The position of the wiper just changes the input voltage to that opamp. What values does that input value take on based on the position of the wiper?

so i searched around..

the only thing that made some remote sense was that if i take the two outer resistors of 24k as a parallel voltage divider ((24*24/48)/((24*24/48)+24) i would get 0.333 * Vin = 5Volts..so that means out of the 15v supplied, 10 volts must be seen on the 100k variable wiper resistor?

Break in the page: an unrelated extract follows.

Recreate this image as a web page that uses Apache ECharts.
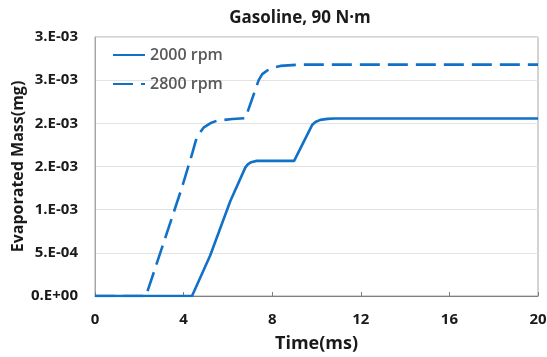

with this logic could i use it on the circuit? so that the R10 and R11 resistors are in parallel voltage divider meaning that 0.33*Vin(12) = 4 volts dissipated over those resistors thus +8 and -8V will be seen as Vref offset?

is this correct?

*bump* any help/suggestions?

berkeman
Mentor
so i searched around..

the only thing that made some remote sense was that if i take the two outer resistors of 24k as a parallel voltage divider ((24*24/48)/((24*24/48)+24) i would get 0.333 * Vin = 5Volts..so that means out of the 15v supplied, 10 volts must be seen on the 100k variable wiper resistor?

with this logic could i use it on the circuit? so that the R10 and R11 resistors are in parallel voltage divider meaning that 0.33*Vin(12) = 4 volts dissipated over those resistors thus +8 and -8V will be seen as Vref offset?

is this correct?
I may be misunderstanding what you are saying, but R10=R11=100k, and the pot is 20k. So what fraction of the overall +/-Vcc voltage is available at the pot?

I may be misunderstanding what you are saying, but R10=R11=100k, and the pot is 20k. So what fraction of the overall +/-Vcc voltage is available at the pot?
rite so i got a voltage divider between the two 100k and got 50k (50/150) 1/3 voltage dissipated, so 2/3 left on 20k resistor giving +8V, -8V? because of the 12V supplied 4v lost?

this is the only logic i could understand giving my textbook knowledge, wasn't entirely sure

berkeman
Mentor
I may be misunderstanding what you are saying, but R10=R11=100k, and the pot is 20k. So what fraction of the overall +/-Vcc voltage is available at the pot?
rite so i got a voltage divider between the two 100k and got 50k (50/150) 1/3 voltage dissipated, so 2/3 left on 20k resistor giving +8V, -8V? because of the 12V supplied 4v lost?

this is the only logic i could understand giving my textbook knowledge, wasn't entirely sure
The pot is 20k. Each of R10 and R11 are 100k, so the total series resistance is 220k. The same current is going through all 3 resistors, so what fraction of the total voltage drop do you get across the pot?

well that way im getting (12/220)*20 = 1volt?

was that correct? +1volt -1volt offset?

berkeman
Mentor
well that way im getting (12/220)*20 = 1volt?
was that correct? +1volt -1volt offset?
I don't get exactly +/-1V -- close, but not exactly 1.

well i got I = V/R = 12V/220(total resistance series 2-100k, 1-20k)

then V = R*I = 20k * I found from above, roughly 1.09 volts.

that should be right?

berkeman
Mentor
well i got I = V/R = 12V/220(total resistance series 2-100k, 1-20k)

then V = R*I = 20k * I found from above, roughly 1.09 volts.

that should be right?
Yes, I think so. That's what I get: +/-1.09V for the pot wiper.